The pair remember very well the day they found out they had won the competition. Abigail said: “We were sat in a busy pub checking emails on my phone and suddenly I just fl ew up out of my seat and started whooping! “Of course, then I had to explain to the table of confused faces that we had won the railway art competition we’d been telling our friends about, and before we knew it, everybody was buying us shots to celebrate! Everybody was really pleased for us, then we had a wonky walk back to the station, smiling our faces off !” She added: “It feels very surreal to see the artwork up at the railway station in Hartlepool “The largest we’d seen the artwork until that point was as A3 printouts! I guess most of all we were just incredibly pleased to be giving something back."
The Creative Process ...
We began by visiting each of the six locations with sketchbooks tucked under our arms and a camera at the ready, hoping to capture some of the qualities that make each place unique. We worked with our photos and sketches to create rough collages, in pursuit of the scenic compositions of the golden age of railway poster art. We were able to pin down some compositions right away, while others took shape organically as we worked.
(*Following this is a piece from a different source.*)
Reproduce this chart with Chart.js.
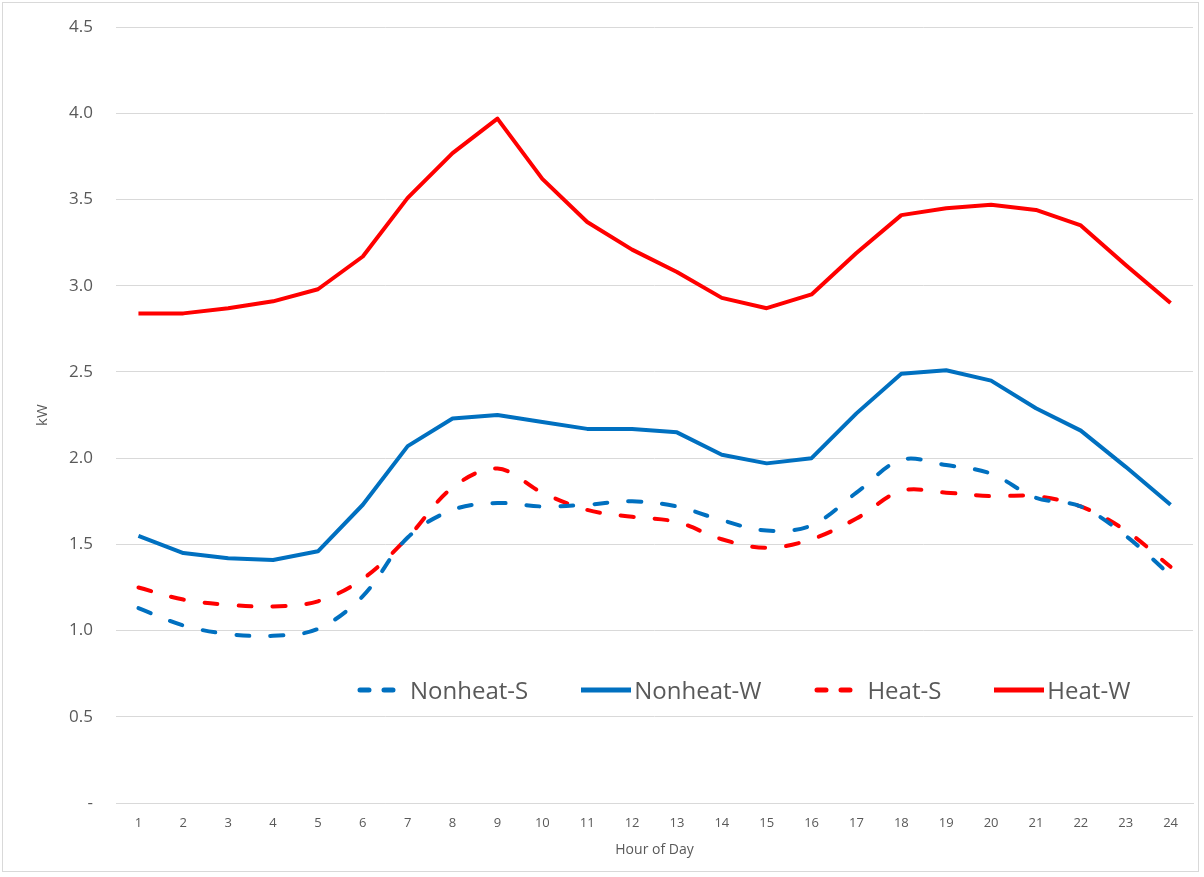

We created blocks of vibrant colour using Adobe Illustrator's drawing tools, in a meticulous process reminiscent of traditional cut and paste techniques. We drew from the colours of Norman Wilkinson's lithographic prints to inspire our palette.
In the work of Frank Mason and his contemporaries, there is a separation between the title and subject, with the title sitting in an allocated space beneath the artwork. We chose to do away with this divide, marrying text and image and creating an interplay between them. The font had to be a classic and timeless san serif, Futura, created in the 1920s by Paul Renner.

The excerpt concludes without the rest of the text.